Task objective - Scan the listing below and copy every line holding "this".
begin Raw data
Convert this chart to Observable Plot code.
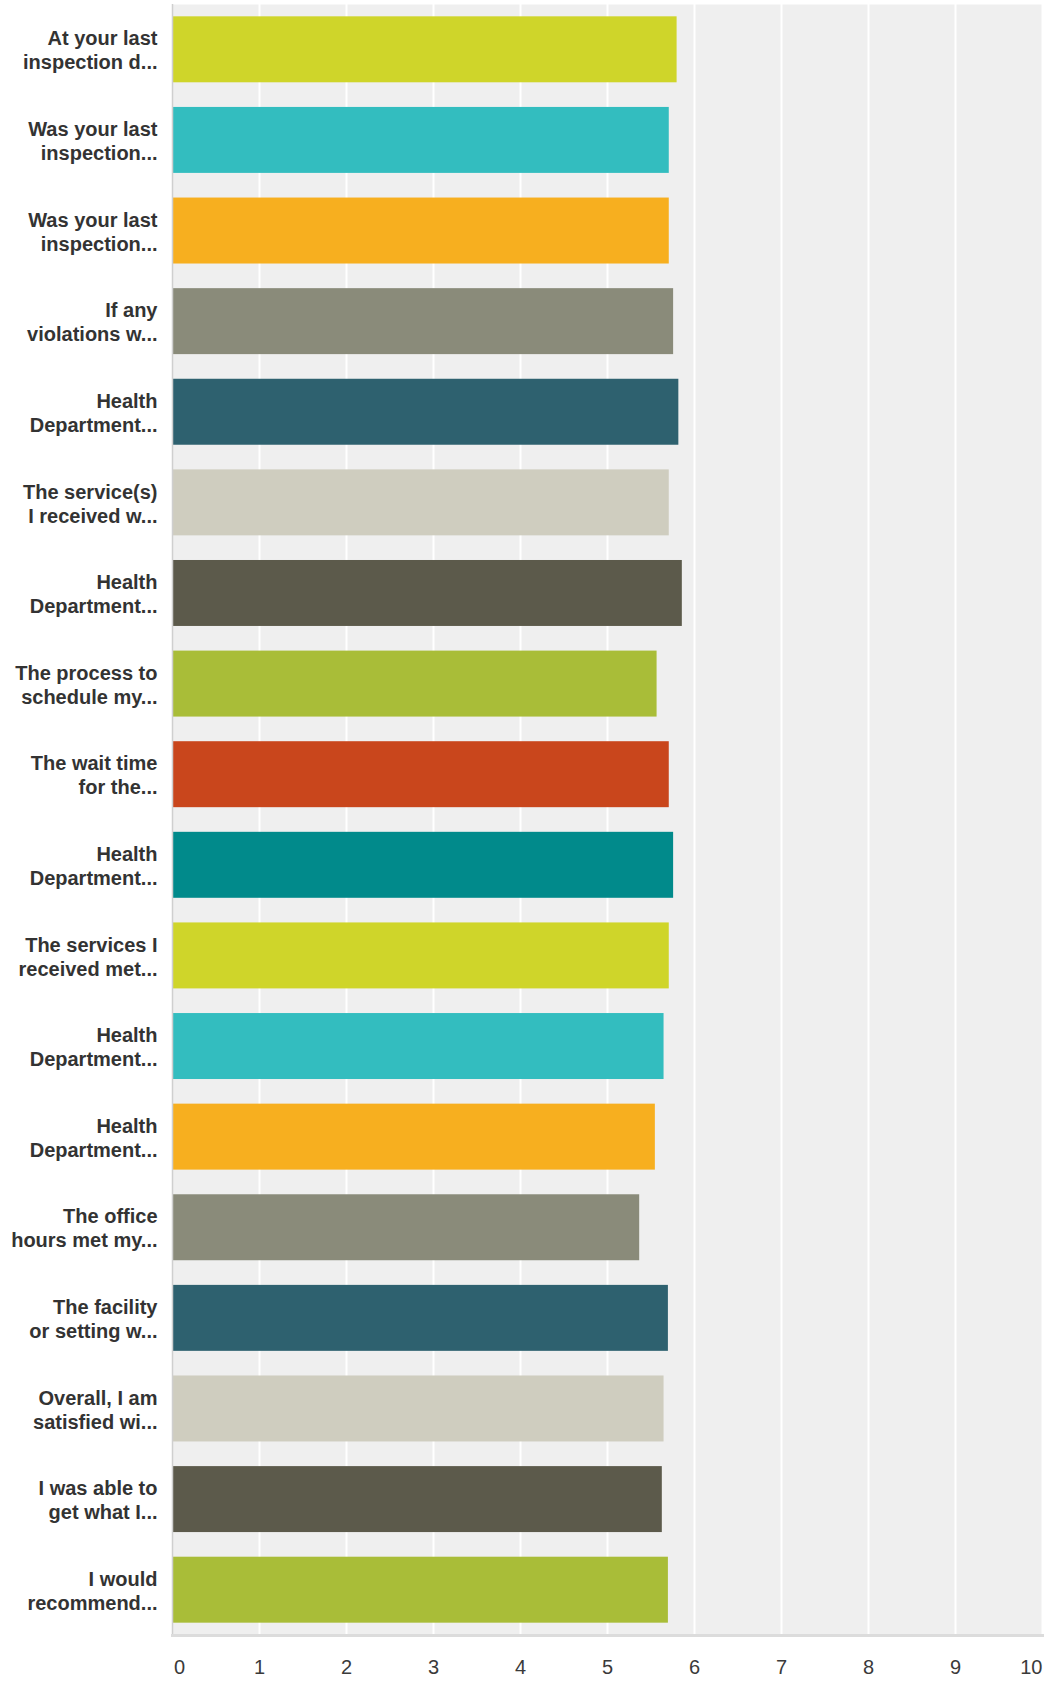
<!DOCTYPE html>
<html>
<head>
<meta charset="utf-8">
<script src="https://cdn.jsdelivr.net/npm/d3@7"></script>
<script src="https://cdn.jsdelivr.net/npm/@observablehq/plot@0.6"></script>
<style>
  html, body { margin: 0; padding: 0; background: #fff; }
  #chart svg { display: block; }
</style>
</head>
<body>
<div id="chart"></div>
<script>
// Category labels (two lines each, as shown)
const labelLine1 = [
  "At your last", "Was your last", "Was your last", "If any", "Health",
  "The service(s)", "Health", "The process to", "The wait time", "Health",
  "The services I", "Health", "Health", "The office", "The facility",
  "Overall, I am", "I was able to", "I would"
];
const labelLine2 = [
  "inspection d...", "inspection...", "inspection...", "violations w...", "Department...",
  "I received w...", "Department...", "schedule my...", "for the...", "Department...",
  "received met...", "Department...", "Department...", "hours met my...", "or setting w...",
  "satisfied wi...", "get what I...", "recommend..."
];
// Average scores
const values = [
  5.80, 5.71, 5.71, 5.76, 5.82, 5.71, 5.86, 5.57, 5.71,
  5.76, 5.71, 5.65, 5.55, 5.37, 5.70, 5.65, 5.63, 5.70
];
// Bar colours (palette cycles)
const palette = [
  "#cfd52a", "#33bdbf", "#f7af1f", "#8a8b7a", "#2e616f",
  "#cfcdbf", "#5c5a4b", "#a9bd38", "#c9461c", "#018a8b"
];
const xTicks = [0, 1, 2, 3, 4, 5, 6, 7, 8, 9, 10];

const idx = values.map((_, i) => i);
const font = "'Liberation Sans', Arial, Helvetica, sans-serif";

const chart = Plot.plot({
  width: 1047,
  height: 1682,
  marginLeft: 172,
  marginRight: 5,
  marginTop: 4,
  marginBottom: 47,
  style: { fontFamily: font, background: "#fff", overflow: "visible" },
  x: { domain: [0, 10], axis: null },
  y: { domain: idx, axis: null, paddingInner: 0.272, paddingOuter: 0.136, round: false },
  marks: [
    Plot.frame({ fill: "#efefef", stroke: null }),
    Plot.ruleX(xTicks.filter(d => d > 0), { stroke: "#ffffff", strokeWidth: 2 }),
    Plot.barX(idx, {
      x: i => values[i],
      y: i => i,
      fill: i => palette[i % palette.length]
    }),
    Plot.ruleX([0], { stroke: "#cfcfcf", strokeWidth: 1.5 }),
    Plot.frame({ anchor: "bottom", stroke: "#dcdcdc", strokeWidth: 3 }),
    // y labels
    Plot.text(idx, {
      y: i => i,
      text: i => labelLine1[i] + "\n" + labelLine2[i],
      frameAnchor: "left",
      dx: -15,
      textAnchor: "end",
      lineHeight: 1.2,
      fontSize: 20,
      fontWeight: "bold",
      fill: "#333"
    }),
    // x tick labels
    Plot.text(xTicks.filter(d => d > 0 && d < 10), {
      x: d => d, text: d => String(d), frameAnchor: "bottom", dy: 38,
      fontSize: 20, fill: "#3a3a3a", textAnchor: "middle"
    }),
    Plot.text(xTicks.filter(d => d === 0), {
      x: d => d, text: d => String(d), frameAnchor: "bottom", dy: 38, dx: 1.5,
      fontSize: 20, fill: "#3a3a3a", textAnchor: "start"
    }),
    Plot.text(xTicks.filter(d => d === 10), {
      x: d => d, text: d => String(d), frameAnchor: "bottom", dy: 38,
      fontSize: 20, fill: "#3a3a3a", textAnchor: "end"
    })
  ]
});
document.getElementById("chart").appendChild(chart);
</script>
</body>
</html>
end Raw data
begin Raw data
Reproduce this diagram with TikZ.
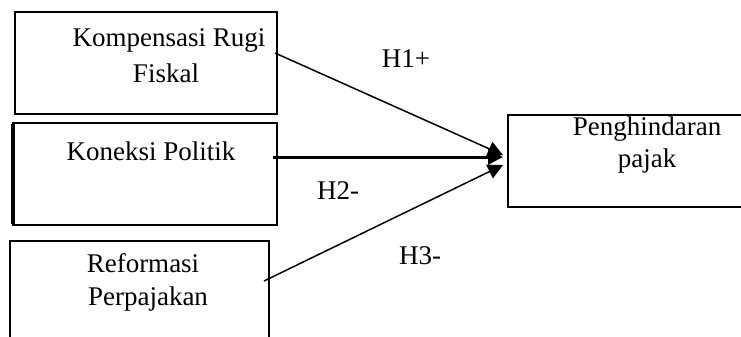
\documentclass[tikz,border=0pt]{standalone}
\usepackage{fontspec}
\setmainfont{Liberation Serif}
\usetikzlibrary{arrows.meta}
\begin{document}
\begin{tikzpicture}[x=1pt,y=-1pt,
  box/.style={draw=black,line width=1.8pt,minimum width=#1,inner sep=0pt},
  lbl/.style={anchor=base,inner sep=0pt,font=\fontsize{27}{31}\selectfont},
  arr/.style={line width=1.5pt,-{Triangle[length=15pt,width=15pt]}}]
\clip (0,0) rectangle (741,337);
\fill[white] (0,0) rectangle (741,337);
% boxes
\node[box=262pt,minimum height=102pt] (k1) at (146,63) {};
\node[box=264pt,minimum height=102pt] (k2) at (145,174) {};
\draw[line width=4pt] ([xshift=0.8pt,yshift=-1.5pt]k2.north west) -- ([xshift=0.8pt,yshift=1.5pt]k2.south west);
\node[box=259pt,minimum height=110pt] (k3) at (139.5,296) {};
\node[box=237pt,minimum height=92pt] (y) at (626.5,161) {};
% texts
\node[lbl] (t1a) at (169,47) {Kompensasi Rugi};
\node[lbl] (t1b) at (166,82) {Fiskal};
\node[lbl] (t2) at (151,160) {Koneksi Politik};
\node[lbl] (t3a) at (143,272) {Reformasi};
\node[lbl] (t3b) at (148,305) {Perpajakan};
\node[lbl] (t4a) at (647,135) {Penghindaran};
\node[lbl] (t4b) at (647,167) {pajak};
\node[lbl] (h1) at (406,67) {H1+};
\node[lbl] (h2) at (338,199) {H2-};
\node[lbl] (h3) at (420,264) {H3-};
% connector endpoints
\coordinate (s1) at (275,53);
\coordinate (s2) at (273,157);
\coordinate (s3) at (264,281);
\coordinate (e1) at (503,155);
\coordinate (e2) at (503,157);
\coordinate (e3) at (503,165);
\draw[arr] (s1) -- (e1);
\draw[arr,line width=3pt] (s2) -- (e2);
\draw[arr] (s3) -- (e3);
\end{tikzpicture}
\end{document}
end Raw data
Expected answer -
Convert this chart to Observable Plot code.
Reproduce this diagram with TikZ.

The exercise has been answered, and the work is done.